Problem to solve
Restate the data exactly as given and keep the pictures out.
══════
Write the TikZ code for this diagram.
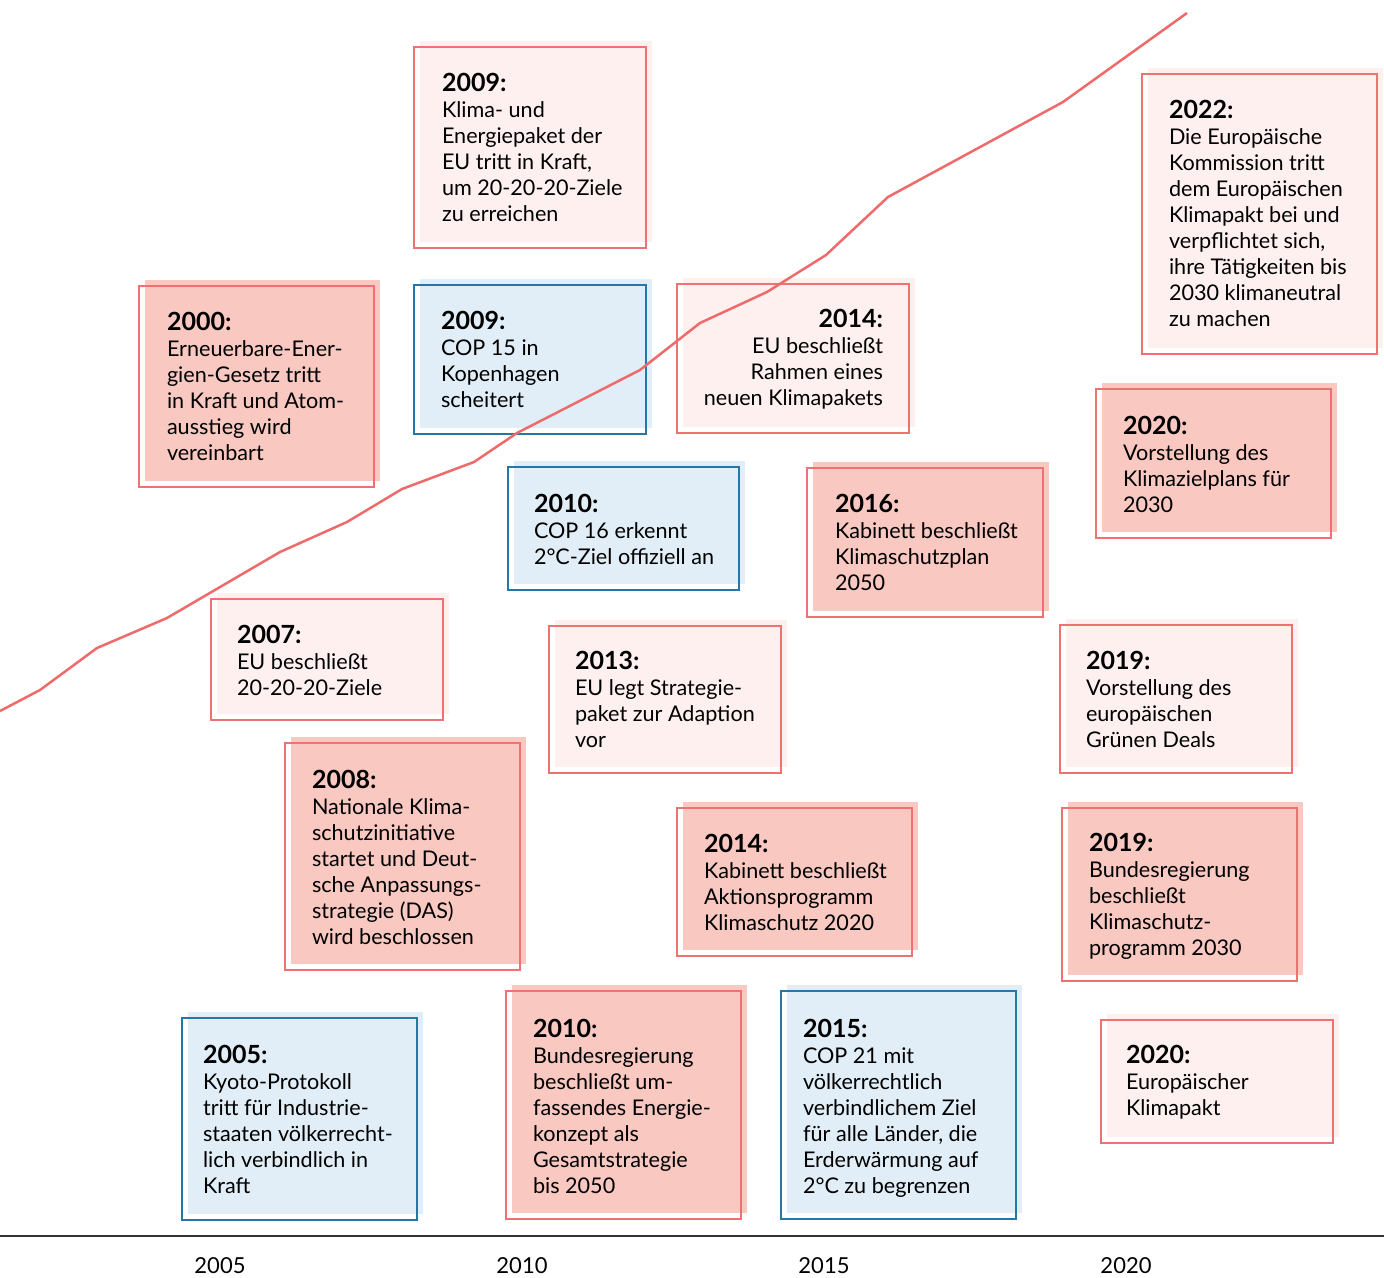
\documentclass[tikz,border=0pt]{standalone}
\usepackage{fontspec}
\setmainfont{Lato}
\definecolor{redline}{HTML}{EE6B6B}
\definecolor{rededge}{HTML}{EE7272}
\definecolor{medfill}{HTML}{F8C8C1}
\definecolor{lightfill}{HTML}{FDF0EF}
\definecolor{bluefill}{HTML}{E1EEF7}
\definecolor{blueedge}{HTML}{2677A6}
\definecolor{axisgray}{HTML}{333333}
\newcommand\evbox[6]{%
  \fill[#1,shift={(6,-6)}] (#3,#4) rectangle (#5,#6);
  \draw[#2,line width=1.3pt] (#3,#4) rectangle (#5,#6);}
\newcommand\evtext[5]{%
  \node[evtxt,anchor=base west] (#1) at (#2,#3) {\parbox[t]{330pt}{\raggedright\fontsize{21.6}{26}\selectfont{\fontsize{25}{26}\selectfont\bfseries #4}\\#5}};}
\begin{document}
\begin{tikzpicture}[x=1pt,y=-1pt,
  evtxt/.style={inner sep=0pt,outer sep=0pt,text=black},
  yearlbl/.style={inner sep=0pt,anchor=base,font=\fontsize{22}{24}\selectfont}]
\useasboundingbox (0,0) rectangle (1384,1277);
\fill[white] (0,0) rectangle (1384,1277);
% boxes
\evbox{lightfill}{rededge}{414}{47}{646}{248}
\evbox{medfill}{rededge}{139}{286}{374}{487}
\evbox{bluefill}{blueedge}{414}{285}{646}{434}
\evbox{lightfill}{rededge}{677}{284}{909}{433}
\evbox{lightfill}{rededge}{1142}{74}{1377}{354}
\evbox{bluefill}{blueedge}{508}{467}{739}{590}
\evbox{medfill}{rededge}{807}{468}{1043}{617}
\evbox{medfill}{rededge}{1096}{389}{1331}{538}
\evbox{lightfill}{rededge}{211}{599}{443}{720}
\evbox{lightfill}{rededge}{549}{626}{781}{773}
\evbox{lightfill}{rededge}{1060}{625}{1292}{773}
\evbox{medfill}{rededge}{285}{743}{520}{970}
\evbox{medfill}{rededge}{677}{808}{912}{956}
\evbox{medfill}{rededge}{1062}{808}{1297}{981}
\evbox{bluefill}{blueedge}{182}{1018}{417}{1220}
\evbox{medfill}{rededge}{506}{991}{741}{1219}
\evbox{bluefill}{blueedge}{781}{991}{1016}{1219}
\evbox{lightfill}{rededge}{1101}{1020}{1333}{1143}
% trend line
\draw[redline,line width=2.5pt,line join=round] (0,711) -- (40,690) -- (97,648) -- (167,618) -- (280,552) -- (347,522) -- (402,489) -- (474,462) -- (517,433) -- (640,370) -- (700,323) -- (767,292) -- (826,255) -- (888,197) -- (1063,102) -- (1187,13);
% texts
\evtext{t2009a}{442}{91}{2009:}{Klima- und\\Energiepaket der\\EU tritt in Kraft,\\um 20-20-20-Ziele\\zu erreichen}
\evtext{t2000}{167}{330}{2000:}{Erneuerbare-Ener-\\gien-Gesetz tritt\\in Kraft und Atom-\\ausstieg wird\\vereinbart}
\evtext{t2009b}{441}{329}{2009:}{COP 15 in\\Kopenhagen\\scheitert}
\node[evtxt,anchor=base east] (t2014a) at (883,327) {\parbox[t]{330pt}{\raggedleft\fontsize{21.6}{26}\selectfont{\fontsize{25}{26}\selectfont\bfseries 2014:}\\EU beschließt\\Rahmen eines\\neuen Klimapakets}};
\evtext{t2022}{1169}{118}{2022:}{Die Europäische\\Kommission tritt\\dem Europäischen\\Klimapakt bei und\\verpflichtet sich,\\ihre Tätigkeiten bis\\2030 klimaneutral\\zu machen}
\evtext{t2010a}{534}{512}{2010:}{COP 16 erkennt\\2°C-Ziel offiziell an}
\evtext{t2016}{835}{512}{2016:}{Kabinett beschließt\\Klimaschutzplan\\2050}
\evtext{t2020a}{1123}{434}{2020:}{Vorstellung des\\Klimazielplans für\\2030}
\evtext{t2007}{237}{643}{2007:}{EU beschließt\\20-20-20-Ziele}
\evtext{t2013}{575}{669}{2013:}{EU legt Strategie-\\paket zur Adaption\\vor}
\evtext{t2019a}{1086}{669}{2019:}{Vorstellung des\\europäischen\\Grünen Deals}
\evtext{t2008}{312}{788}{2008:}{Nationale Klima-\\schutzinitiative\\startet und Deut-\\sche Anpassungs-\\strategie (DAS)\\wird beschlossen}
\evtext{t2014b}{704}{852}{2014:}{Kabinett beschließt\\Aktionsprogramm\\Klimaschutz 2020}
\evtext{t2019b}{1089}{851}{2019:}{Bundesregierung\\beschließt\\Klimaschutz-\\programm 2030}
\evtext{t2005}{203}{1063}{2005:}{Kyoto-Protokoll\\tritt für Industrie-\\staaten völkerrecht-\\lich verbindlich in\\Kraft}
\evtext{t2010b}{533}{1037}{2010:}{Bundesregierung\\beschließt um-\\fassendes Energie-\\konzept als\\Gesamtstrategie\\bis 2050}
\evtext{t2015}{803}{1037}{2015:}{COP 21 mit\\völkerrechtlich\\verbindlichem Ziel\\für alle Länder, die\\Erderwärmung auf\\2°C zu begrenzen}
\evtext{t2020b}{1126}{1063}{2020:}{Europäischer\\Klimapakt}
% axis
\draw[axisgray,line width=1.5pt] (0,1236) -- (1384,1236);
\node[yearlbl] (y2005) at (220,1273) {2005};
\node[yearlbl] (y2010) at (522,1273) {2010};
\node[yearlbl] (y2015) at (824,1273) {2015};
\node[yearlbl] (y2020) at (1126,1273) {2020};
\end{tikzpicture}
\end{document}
══════
Task output
Write the TikZ code for this diagram.
\documentclass[tikz,border=0pt]{standalone}
\usepackage{fontspec}
\setmainfont{Lato}
\definecolor{redline}{HTML}{EE6B6B}
\definecolor{rededge}{HTML}{EE7272}
\definecolor{medfill}{HTML}{F8C8C1}
\definecolor{lightfill}{HTML}{FDF0EF}
\definecolor{bluefill}{HTML}{E1EEF7}
\definecolor{blueedge}{HTML}{2677A6}
\definecolor{axisgray}{HTML}{333333}
\newcommand\evbox[6]{%
  \fill[#1,shift={(6,-6)}] (#3,#4) rectangle (#5,#6);
  \draw[#2,line width=1.3pt] (#3,#4) rectangle (#5,#6);}
\newcommand\evtext[5]{%
  \node[evtxt,anchor=base west] (#1) at (#2,#3) {\parbox[t]{330pt}{\raggedright\fontsize{21.6}{26}\selectfont{\fontsize{25}{26}\selectfont\bfseries #4}\\#5}};}
\begin{document}
\begin{tikzpicture}[x=1pt,y=-1pt,
  evtxt/.style={inner sep=0pt,outer sep=0pt,text=black},
  yearlbl/.style={inner sep=0pt,anchor=base,font=\fontsize{22}{24}\selectfont}]
\useasboundingbox (0,0) rectangle (1384,1277);
\fill[white] (0,0) rectangle (1384,1277);
% boxes
\evbox{lightfill}{rededge}{414}{47}{646}{248}
\evbox{medfill}{rededge}{139}{286}{374}{487}
\evbox{bluefill}{blueedge}{414}{285}{646}{434}
\evbox{lightfill}{rededge}{677}{284}{909}{433}
\evbox{lightfill}{rededge}{1142}{74}{1377}{354}
\evbox{bluefill}{blueedge}{508}{467}{739}{590}
\evbox{medfill}{rededge}{807}{468}{1043}{617}
\evbox{medfill}{rededge}{1096}{389}{1331}{538}
\evbox{lightfill}{rededge}{211}{599}{443}{720}
\evbox{lightfill}{rededge}{549}{626}{781}{773}
\evbox{lightfill}{rededge}{1060}{625}{1292}{773}
\evbox{medfill}{rededge}{285}{743}{520}{970}
\evbox{medfill}{rededge}{677}{808}{912}{956}
\evbox{medfill}{rededge}{1062}{808}{1297}{981}
\evbox{bluefill}{blueedge}{182}{1018}{417}{1220}
\evbox{medfill}{rededge}{506}{991}{741}{1219}
\evbox{bluefill}{blueedge}{781}{991}{1016}{1219}
\evbox{lightfill}{rededge}{1101}{1020}{1333}{1143}
% trend line
\draw[redline,line width=2.5pt,line join=round] (0,711) -- (40,690) -- (97,648) -- (167,618) -- (280,552) -- (347,522) -- (402,489) -- (474,462) -- (517,433) -- (640,370) -- (700,323) -- (767,292) -- (826,255) -- (888,197) -- (1063,102) -- (1187,13);
% texts
\evtext{t2009a}{442}{91}{2009:}{Klima- und\\Energiepaket der\\EU tritt in Kraft,\\um 20-20-20-Ziele\\zu erreichen}
\evtext{t2000}{167}{330}{2000:}{Erneuerbare-Ener-\\gien-Gesetz tritt\\in Kraft und Atom-\\ausstieg wird\\vereinbart}
\evtext{t2009b}{441}{329}{2009:}{COP 15 in\\Kopenhagen\\scheitert}
\node[evtxt,anchor=base east] (t2014a) at (883,327) {\parbox[t]{330pt}{\raggedleft\fontsize{21.6}{26}\selectfont{\fontsize{25}{26}\selectfont\bfseries 2014:}\\EU beschließt\\Rahmen eines\\neuen Klimapakets}};
\evtext{t2022}{1169}{118}{2022:}{Die Europäische\\Kommission tritt\\dem Europäischen\\Klimapakt bei und\\verpflichtet sich,\\ihre Tätigkeiten bis\\2030 klimaneutral\\zu machen}
\evtext{t2010a}{534}{512}{2010:}{COP 16 erkennt\\2°C-Ziel offiziell an}
\evtext{t2016}{835}{512}{2016:}{Kabinett beschließt\\Klimaschutzplan\\2050}
\evtext{t2020a}{1123}{434}{2020:}{Vorstellung des\\Klimazielplans für\\2030}
\evtext{t2007}{237}{643}{2007:}{EU beschließt\\20-20-20-Ziele}
\evtext{t2013}{575}{669}{2013:}{EU legt Strategie-\\paket zur Adaption\\vor}
\evtext{t2019a}{1086}{669}{2019:}{Vorstellung des\\europäischen\\Grünen Deals}
\evtext{t2008}{312}{788}{2008:}{Nationale Klima-\\schutzinitiative\\startet und Deut-\\sche Anpassungs-\\strategie (DAS)\\wird beschlossen}
\evtext{t2014b}{704}{852}{2014:}{Kabinett beschließt\\Aktionsprogramm\\Klimaschutz 2020}
\evtext{t2019b}{1089}{851}{2019:}{Bundesregierung\\beschließt\\Klimaschutz-\\programm 2030}
\evtext{t2005}{203}{1063}{2005:}{Kyoto-Protokoll\\tritt für Industrie-\\staaten völkerrecht-\\lich verbindlich in\\Kraft}
\evtext{t2010b}{533}{1037}{2010:}{Bundesregierung\\beschließt um-\\fassendes Energie-\\konzept als\\Gesamtstrategie\\bis 2050}
\evtext{t2015}{803}{1037}{2015:}{COP 21 mit\\völkerrechtlich\\verbindlichem Ziel\\für alle Länder, die\\Erderwärmung auf\\2°C zu begrenzen}
\evtext{t2020b}{1126}{1063}{2020:}{Europäischer\\Klimapakt}
% axis
\draw[axisgray,line width=1.5pt] (0,1236) -- (1384,1236);
\node[yearlbl] (y2005) at (220,1273) {2005};
\node[yearlbl] (y2010) at (522,1273) {2010};
\node[yearlbl] (y2015) at (824,1273) {2015};
\node[yearlbl] (y2020) at (1126,1273) {2020};
\end{tikzpicture}
\end{document}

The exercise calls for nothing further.